DavidS - Oct 21, 2008 7:10:19 pm PDT #7843 of 28414
"Look, son, if it's good enough for Shirley Bassey, it's good enough for you."

But of course, there's the fact that he and Kevin are reflecting the societal attitudes and Western canon of the various periods they're writing about

He does try to address this somewhat by having Nemo be unequivocally Not Western.

I think, if anything, Moore is hyperconscious about the tropes of genre. Particularly the historical (problematic) tropes.

Though he's been less focused in dealing with racial tropes than he has with sexist ones.


Atropa - Oct 21, 2008 7:37:09 pm PDT #7844 of 28414
The artist formerly associated with cupcakes.

the Bertie Wooster Meets Cthulu section made me laugh out loud

When we first got our copy of The Black Dossier, Pete read that part out loud to me. Yes, doing character voices. He had to pause at one point while I tried to catch my breath because I was laughing so much.


Laga - Oct 21, 2008 7:37:35 pm PDT #7845 of 28414
You should know I'm a big deal in the Resistance.

I love the League of Extraordinary Gentlmen but I haven't yet picked up The Black Dossier... and now I gotta!


Strega - Oct 21, 2008 8:34:36 pm PDT #7846 of 28414

I'm not sure that "rehabilitate" is the right word for what Moore's doing with any of the characters. The Fu Manchu storyline in the first volume isn't subverting the idea of The Sinister Oriental, y'know? I think that a some of his interest is based on the idea that the pop culture gives you a grounds-eye view of the world that a factual description doesn't.

And the rest of his interest is in taboos, and making what is implied into something explicit... so as soon as you say he shouldn't do that, it's guaranteed he will.


Pete, Husband of Jilli - Oct 21, 2008 8:35:26 pm PDT #7847 of 28414
"I've got a gun! I've got a mother-flippin' gun!" - Moss, The IT Crowd

Black Dossier has its moments but I feel that the narrative quality was hampered by the experimental nature of the book. Or to put it simply, I preferred books 1 & 2.

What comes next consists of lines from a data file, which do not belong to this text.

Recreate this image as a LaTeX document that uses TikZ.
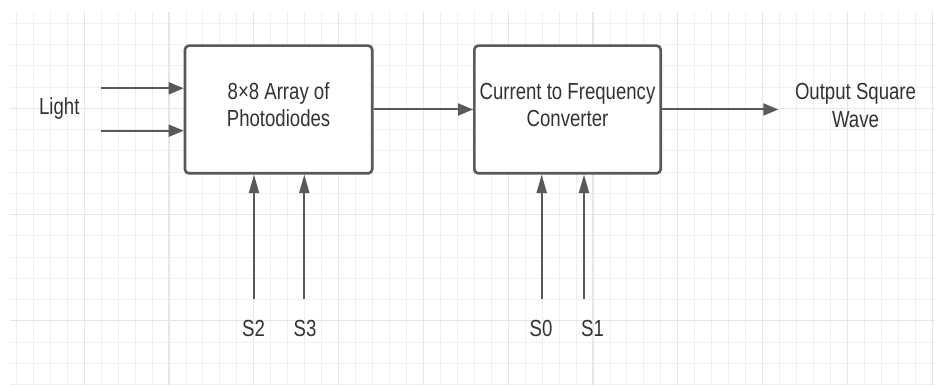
\documentclass[tikz,border=0pt]{standalone}
\usepackage{fontspec}
\setmainfont{Liberation Sans}
\usetikzlibrary{arrows.meta}
\definecolor{gminor}{HTML}{F0F0F0}
\definecolor{gmajor}{HTML}{E6E6E6}
\definecolor{edgec}{HTML}{595959}
\definecolor{txtc}{HTML}{333333}
\newcommand\vst[1]{\scalebox{1}[1.25]{#1}}
\begin{document}
\begin{tikzpicture}[x=1pt,y=-1pt,
  blockbox/.style={draw=edgec, line width=2.6pt, rounded corners=4pt, fill=white},
  harrow/.style={draw=edgec, line width=2pt, -{Triangle[length=15pt,width=12pt]}},
  varrow/.style={draw=edgec, line width=2pt, -{Triangle[length=18.5pt,width=10pt]}},
  lbl/.style={text=txtc, font=\fontsize{18.6}{22}\selectfont, inner sep=0pt, anchor=base},
]
\useasboundingbox (0,0) rectangle (935,385);
\fill[white] (0,0) rectangle (935,385);
% grid
\foreach \k in {0,...,54}
  \draw[gminor, line width=1pt] ({16.4+16.96*\k},11.7) -- ({16.4+16.96*\k},385);
\foreach \k in {0,...,17}
  \draw[gminor, line width=1pt] (10,{23.3+21.25*\k}) -- (935,{23.3+21.25*\k});
\foreach \k in {4,9,...,54}
  \draw[gmajor, line width=1.1pt] ({16.4+16.96*\k},11.7) -- ({16.4+16.96*\k},385);
\foreach \k in {4,9,14}
  \draw[gmajor, line width=1.1pt] (10,{23.3+21.25*\k}) -- (935,{23.3+21.25*\k});
% blocks
\node[blockbox, minimum width=187.3pt, minimum height=127.6pt, inner sep=0pt] (arr) at (278.6,109.5) {};
\node[blockbox, minimum width=186.4pt, minimum height=127.6pt, inner sep=0pt] (conv) at (567.5,109.5) {};
% texts
\node[lbl] (arrt1) at (278.6,99.3) {\vst{8×8 Array of}};
\node[lbl] (arrt2) at (278.6,126.7) {\vst{Photodiodes}};
\node[lbl] (convt1) at (567.5,99.3) {\vst{Current to Frequency}};
\node[lbl] (convt2) at (567.5,126.9) {\vst{Converter}};
\node[lbl] (light) at (59.3,115) {\vst{Light}};
\node[lbl] (out1) at (855.5,99.6) {\vst{Output Square}};
\node[lbl] (out2) at (855.5,127.6) {\vst{Wave}};
\node[lbl] (s2) at (253.5,336.7) {\vst{S2}};
\node[lbl] (s3) at (305,336.7) {\vst{S3}};
\node[lbl] (s0) at (541,336.7) {\vst{S0}};
\node[lbl] (s1) at (592.5,336.7) {\vst{S1}};
% connector ends
\coordinate (l1) at (101,88.3);
\coordinate (l2) at (101,130.7);
\coordinate (otip) at (778.3,109.5);
\coordinate (b2) at (254,299.3);
\coordinate (b3) at (304.3,299.3);
\coordinate (b0) at (541.7,299.3);
\coordinate (b1) at (584,299.3);
% connectors
\draw[harrow] (l1) -- (l1 -| arr.west);
\draw[harrow] (l2) -- (l2 -| arr.west);
\draw[harrow] (arr.east) -- (conv.west);
\draw[harrow] (conv.east) -- (otip);
\draw[varrow] (b2) -- (b2 |- arr.south);
\draw[varrow] (b3) -- (b3 |- arr.south);
\draw[varrow] (b0) -- (b0 |- conv.south);
\draw[varrow] (b1) -- (b1 |- conv.south);
\end{tikzpicture}
\end{document}
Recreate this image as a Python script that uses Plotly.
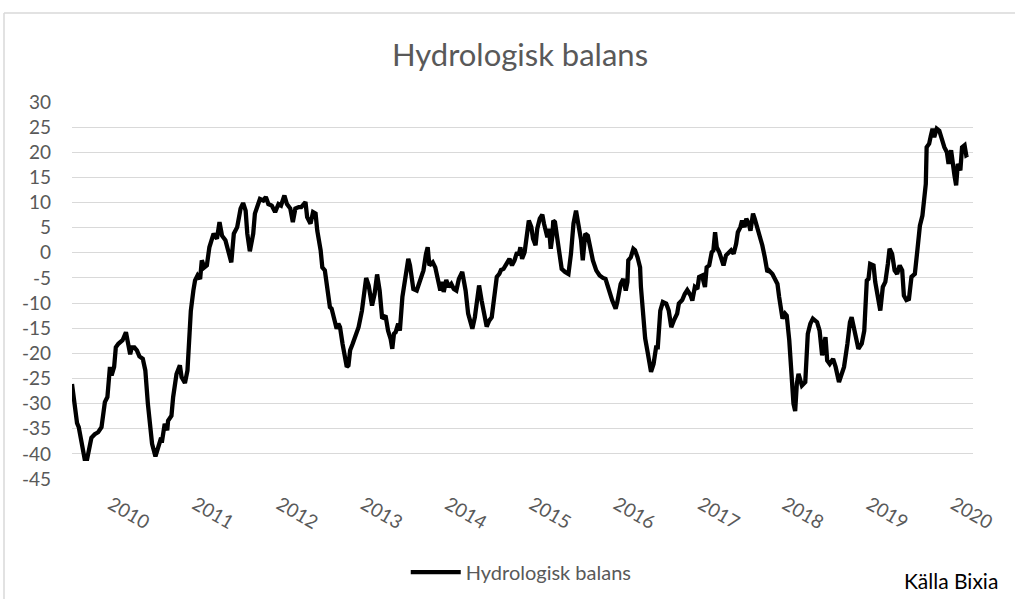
import plotly.graph_objects as go

years = [
    2009.31, 2009.37, 2009.39, 2009.46, 2009.49, 2009.54, 2009.58, 2009.62, 2009.66, 2009.68,
    2009.70, 2009.73, 2009.76, 2009.78, 2009.81, 2009.83, 2009.86, 2009.91, 2009.95, 2009.98,
    2010.00, 2010.02, 2010.05, 2010.08, 2010.11, 2010.15, 2010.18, 2010.21, 2010.24, 2010.26,
    2010.30, 2010.33, 2010.36, 2010.38, 2010.41, 2010.44, 2010.45, 2010.49, 2010.51, 2010.55,
    2010.59, 2010.61, 2010.65, 2010.68, 2010.70, 2010.72, 2010.75, 2010.77, 2010.80, 2010.83,
    2010.85, 2010.88, 2010.91, 2010.94, 2010.99, 2011.03, 2011.06, 2011.09, 2011.13, 2011.17,
    2011.20, 2011.23, 2011.27, 2011.31, 2011.34, 2011.37, 2011.39, 2011.42, 2011.46, 2011.48,
    2011.51, 2011.54, 2011.58, 2011.61, 2011.64, 2011.68, 2011.72, 2011.76, 2011.79, 2011.83,
    2011.86, 2011.90, 2011.93, 2011.96, 2012.00, 2012.03, 2012.08, 2012.10, 2012.14, 2012.17,
    2012.20, 2012.22, 2012.26, 2012.28, 2012.31, 2012.34, 2012.37, 2012.39, 2012.42, 2012.45,
    2012.47, 2012.49, 2012.52, 2012.55, 2012.57, 2012.59, 2012.61, 2012.64, 2012.68, 2012.71,
    2012.75, 2012.80, 2012.83, 2012.87, 2012.90, 2012.93, 2012.96, 2012.99, 2013.03, 2013.06,
    2013.09, 2013.11, 2013.13, 2013.15, 2013.18, 2013.20, 2013.23, 2013.26, 2013.30, 2013.32,
    2013.36, 2013.40, 2013.44, 2013.48, 2013.51, 2013.53, 2013.55, 2013.59, 2013.62, 2013.65,
    2013.68, 2013.70, 2013.72, 2013.75, 2013.78, 2013.81, 2013.84, 2013.87, 2013.90, 2013.94,
    2013.98, 2014.01, 2014.04, 2014.06, 2014.09, 2014.11, 2014.14, 2014.17, 2014.21, 2014.23,
    2014.26, 2014.29, 2014.32, 2014.35, 2014.38, 2014.40, 2014.43, 2014.47, 2014.50, 2014.53,
    2014.56, 2014.59, 2014.61, 2014.63, 2014.65, 2014.68, 2014.70, 2014.73, 2014.76, 2014.78,
    2014.81, 2014.83, 2014.86, 2014.89, 2014.91, 2014.95, 2014.97, 2014.99, 2015.01, 2015.02,
    2015.04, 2015.07, 2015.10, 2015.12, 2015.16, 2015.20, 2015.23, 2015.26, 2015.29, 2015.32,
    2015.35, 2015.37, 2015.40, 2015.43, 2015.46, 2015.49, 2015.53, 2015.57, 2015.61, 2015.64,
    2015.67, 2015.69, 2015.72, 2015.76, 2015.78, 2015.82, 2015.85, 2015.88, 2015.90, 2015.91,
    2015.94, 2015.97, 2015.99, 2016.02, 2016.05, 2016.06, 2016.09, 2016.11, 2016.14, 2016.18,
    2016.21, 2016.24, 2016.26, 2016.29, 2016.32, 2016.36, 2016.39, 2016.42, 2016.45, 2016.49,
    2016.51, 2016.55, 2016.58, 2016.61, 2016.65, 2016.67, 2016.70, 2016.73, 2016.75, 2016.79,
    2016.80, 2016.82, 2016.84, 2016.87, 2016.90, 2016.92, 2016.94, 2016.96, 2016.99, 2017.01,
    2017.04, 2017.07, 2017.10, 2017.13, 2017.16, 2017.19, 2017.21, 2017.24, 2017.26, 2017.29,
    2017.31, 2017.34, 2017.36, 2017.39, 2017.41, 2017.44, 2017.47, 2017.50, 2017.53, 2017.56,
    2017.58, 2017.62, 2017.65, 2017.68, 2017.70, 2017.72, 2017.74, 2017.77, 2017.79, 2017.82,
    2017.85, 2017.87, 2017.89, 2017.91, 2017.93, 2017.97, 2018.01, 2018.04, 2018.07, 2018.10,
    2018.15, 2018.18, 2018.21, 2018.25, 2018.27, 2018.30, 2018.34, 2018.37, 2018.41, 2018.44,
    2018.47, 2018.51, 2018.54, 2018.56, 2018.58, 2018.62, 2018.64, 2018.68, 2018.71, 2018.74,
    2018.76, 2018.78, 2018.82, 2018.84, 2018.87, 2018.90, 2018.93, 2018.96, 2018.99, 2019.01,
    2019.04, 2019.07, 2019.10, 2019.13, 2019.16, 2019.18, 2019.21, 2019.24, 2019.27, 2019.31,
    2019.34, 2019.37, 2019.40, 2019.42, 2019.44, 2019.45, 2019.48, 2019.50, 2019.52, 2019.54,
    2019.57, 2019.60, 2019.63, 2019.66, 2019.69, 2019.71, 2019.74, 2019.76, 2019.78, 2019.80,
    2019.82, 2019.85, 2019.87, 2019.90, 2019.92, 2019.94,
]

balance = [
    -26.1, -33.9, -34.7, -41.0, -41.0, -36.8, -36.1, -35.7, -34.7, -32.7,
    -29.7, -28.7, -22.7, -24.4, -22.7, -18.8, -18.1, -17.4, -15.8, -18.4,
    -20.2, -18.8, -18.8, -19.4, -20.6, -21.1, -23.4, -30.0, -34.0, -38.0,
    -40.5, -38.7, -37.2, -37.3, -34.0, -35.3, -33.4, -32.4, -28.7, -24.1,
    -22.4, -24.7, -25.9, -23.4, -18.1, -11.5, -7.5, -5.5, -4.5, -5.2,
    -1.5, -2.9, -2.5, 1.1, 3.8, 2.8, 6.1, 3.4, 2.5, -0.2,
    -1.9, 3.8, 5.1, 8.8, 9.9, 8.4, 3.8, 0.3, 3.8, 7.8,
    9.4, 10.7, 10.4, 11.1, 9.7, 9.4, 8.1, 9.7, 9.4, 11.4,
    9.7, 8.8, 6.1, 8.8, 9.1, 9.1, 10.1, 7.1, 5.8, 8.1,
    7.8, 4.4, 0.5, -2.9, -3.5, -7.5, -10.8, -11.1, -13.5, -15.1,
    -14.1, -14.8, -18.1, -20.8, -22.7, -22.4, -19.4, -18.1, -16.4, -14.8,
    -11.5, -5.0, -6.5, -10.5, -8.2, -4.3, -7.5, -13.1, -12.5, -15.5,
    -17.1, -19.1, -16.1, -15.8, -14.1, -15.5, -8.8, -5.8, -1.2, -2.5,
    -7.2, -7.5, -5.2, -3.5, -0.2, 1.1, -2.5, -1.9, -2.9, -5.5,
    -7.5, -5.8, -7.8, -5.4, -6.8, -6.2, -7.2, -7.5, -5.2, -3.8,
    -7.5, -12.1, -14.1, -15.1, -12.8, -9.5, -6.5, -9.5, -13.5, -14.7,
    -13.5, -12.8, -8.8, -4.8, -4.2, -3.4, -3.2, -2.2, -1.2, -2.5,
    -1.5, 0.1, -0.5, 1.1, -1.2, 0.1, 2.5, 6.4, 5.1, 2.8,
    1.5, 4.8, 6.8, 7.6, 5.8, 3.1, 4.8, 0.8, 3.4, 6.4,
    6.1, 2.8, -0.9, -3.2, -3.8, -4.2, -0.2, 5.8, 8.4, 5.8,
    2.5, -1.5, 3.8, 3.4, 1.1, -1.5, -3.5, -4.5, -5.0, -5.2,
    -6.8, -8.2, -9.5, -11.1, -9.8, -6.2, -5.2, -7.5, -5.8, -1.5,
    -0.9, 0.8, 0.5, -0.9, -2.9, -6.8, -14.1, -17.0, -19.8, -23.7,
    -22.1, -18.8, -18.8, -11.5, -9.8, -10.1, -11.5, -14.8, -13.5, -12.1,
    -10.1, -9.4, -8.2, -7.4, -8.5, -9.5, -6.8, -7.2, -4.8, -4.5,
    -5.5, -6.8, -2.9, -2.5, 0.1, 0.5, 4.1, 1.1, 0.1, -1.2,
    -2.5, -0.5, 0.1, 0.5, -0.2, 1.8, 4.1, 5.1, 6.4, 5.1,
    6.8, 5.8, 4.4, 7.8, 6.8, 5.1, 3.4, 1.5, -0.9, -3.8,
    -3.5, -4.2, -5.2, -6.2, -8.8, -11.8, -13.1, -12.1, -12.5, -17.4,
    -24.7, -30.0, -31.5, -26.0, -24.1, -26.4, -25.7, -16.1, -14.1, -13.1,
    -13.8, -15.5, -20.4, -16.8, -21.4, -22.1, -21.1, -22.7, -25.7, -24.1,
    -22.7, -18.1, -13.8, -12.8, -14.5, -17.4, -19.1, -18.1, -15.5, -5.5,
    -5.2, -2.2, -2.5, -5.8, -8.8, -11.5, -6.8, -5.8, -2.2, 0.8,
    -0.2, -3.5, -4.2, -2.5, -3.5, -8.5, -9.4, -9.2, -4.8, -4.2,
    0.5, 5.4, 7.4, 11.1, 13.7, 21.0, 21.7, 23.3, 24.7, 23.0,
    24.7, 24.3, 22.3, 21.0, 20.0, 17.7, 20.4, 17.0, 15.4, 13.4,
    17.7, 16.4, 21.0, 21.4, 19.4, 19.6,
]

x_tick_vals = [2010, 2011, 2012, 2013, 2014, 2015, 2016, 2017, 2018, 2019, 2020]
x_tick_text = ["2010", "2011", "2012", "2013", "2014", "2015", "2016", "2017", "2018", "2019", "2020"]
y_tick_vals = [30, 25, 20, 15, 10, 5, 0, -5, -10, -15, -20, -25, -30, -35, -40, -45]
y_tick_text = ["30", "25", "20", "15", "10", "5", "0", "-5", "-10", "-15", "-20", "-25", "-30", "-35", "-40", "-45"]

series_name = "Hydrologisk balans"
title_text = "Hydrologisk balans"
source_text = "Källa Bixia"

assert len(years) == len(balance)

FONT = "Lato, 'Open Sans', sans-serif"
GREY = "#595959"

fig = go.Figure()
fig.add_trace(go.Scatter(
    x=years, y=balance, mode="lines", name=series_name,
    line=dict(color="#000000", width=4.3),
))

fig.update_layout(
    width=1015, height=599,
    margin=dict(l=72, r=42, t=102, b=120, autoexpand=False),
    paper_bgcolor="white", plot_bgcolor="white",
    title=dict(text=title_text, x=520 / 1015, y=1 - 55 / 599,
               xref="container", yref="container",
               xanchor="center", yanchor="middle",
               font=dict(family=FONT, size=31, color=GREY)),
    showlegend=True,
    legend=dict(orientation="h", x=0.4986, y=-0.247, xanchor="center", yanchor="middle",
                itemwidth=50,
                font=dict(family=FONT, size=20, color=GREY), bgcolor="rgba(0,0,0,0)"),
    xaxis=dict(range=[2009.31, 2020.0], tickmode="array", tickvals=x_tick_vals, ticktext=x_tick_text,
               tickangle=30, showgrid=False, zeroline=False, showline=False, ticks="",
               tickfont=dict(family=FONT, size=19, color=GREY),
               ticklabelshift=-19, ticklabelstandoff=10, automargin=False),
    yaxis=dict(range=[-45, 30], tickmode="array", tickvals=y_tick_vals, ticktext=y_tick_text,
               showgrid=True, gridcolor="#d9d9d9", gridwidth=1.3, zeroline=False, showline=False,
               ticks="", tickfont=dict(family=FONT, size=19, color=GREY),
               ticklabelstandoff=20, automargin=False),
    annotations=[dict(text=source_text, x=(1000 - 72) / 901, y=(479 - 580) / 377,
                      xref="paper", yref="paper", xanchor="right", yanchor="middle",
                      showarrow=False, font=dict(family=FONT, size=21, color="#000000"))],
    shapes=[
        dict(type="line", xref="paper", yref="paper", x0=(4 - 72) / 901, x1=(4 - 72) / 901,
             y0=(479 - 13) / 377, y1=(479 - 600) / 377, line=dict(color="#d9d9d9", width=1.5)),
        dict(type="line", xref="paper", yref="paper", x0=(4 - 72) / 901, x1=(1016 - 72) / 901,
             y0=(479 - 13) / 377, y1=(479 - 13) / 377, line=dict(color="#d9d9d9", width=1.5)),
    ],
)

fig.write_html("out.html", config={"displayModeBar": False},
               post_script="document.body.style.margin='0';document.body.style.overflow='hidden';")
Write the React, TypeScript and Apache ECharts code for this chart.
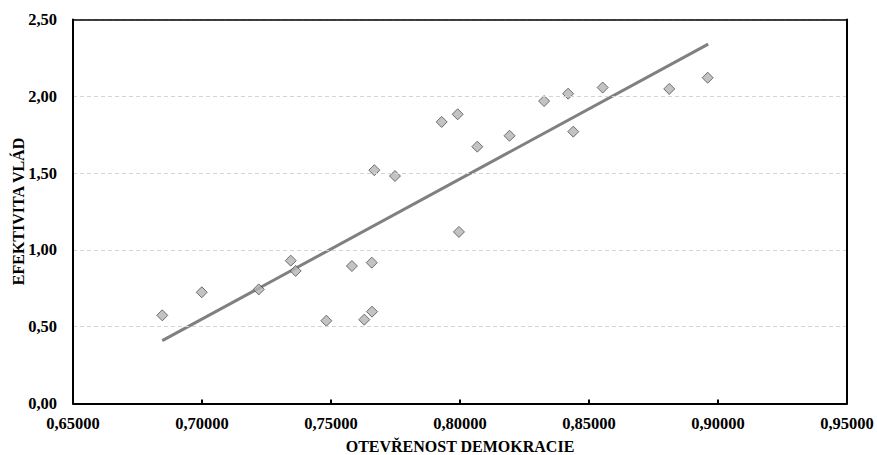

I'm looking forward to book 4 though, which I believe is called 'Century'.


Fay - Oct 21, 2008 8:37:54 pm PDT #7848 of 28414
"Fuck Western ideologically-motivated gender identification!" Sulu gasped, and came.

Ah, bollocks - I just wrote a great long reply, and the interpipe ate it.

Ngah.

Potted version: The Black Dossier is set in 1950s Britain, but it gives centuries of backstory for the LoEG-verse. Nemo only crops up fleetingly in flashbacks - it's pretty much All About White People. Which is understandable, since most of the Western Canon is all about white people, and a fair bit is overtly racist too - which Moore shows, and fair play to him.

But the Gollywog? I can see why they've done it - he's a fitting inhabitant of The Blazing World, not least because most white Brits genuinely weren't consciously seeing gollywogs as representations of black people - that's how totally and utterly Other the blackface dolls are. It didn't occur to me that they were supposed to be human.

But I found this blogger's perspective quite compelling.

Notwithstanding that, though, my GOD, it's a fabulous creation. (I've found Jass Nevins' annotations invaluable.)

eta

I'm not sure that "rehabilitate" is the right word for what Moore's doing with any of the characters

My understanding is that he's explicitly stated that this is his intention wrt the gollywog, a figure which has fallen into considerable disrepute in my lifetime. When I was a child, it was generally perceived (by white people) as an innocuous toy, on a par with a teddy bear. It was an iconic figure associated with Robinson's Jam, and you could send off for shiny enamel gollywog badges. Now it's generally seen as an expressly racist figure, and the gollywogs have been removed from new editions of Enid Blyton's Noddy books, and Robinson's Jam have kicked Golly to the curb as a figurehead. He is persona non grata.

I really DO think that rehabilitate is the appropriate word for what Moore is attempting to do with this character. I wouldn't use that term to describe his depiction of anyone else - and indeed, I enjoy the fact that he ISN'T whitewashing James Bond, or Bulldog Drummond. But I think that the gollywog is a problematic figure.

As such, of course, it does fit in very well with the whole idea of censorship and becoming an unperson.

With "wog" still being bandied around as an insult on a par with "nigger", I'm actually good with today's children NOT growing up with golliwogs, or being read Little Black Sambo. So...yeah. Problematic, I think.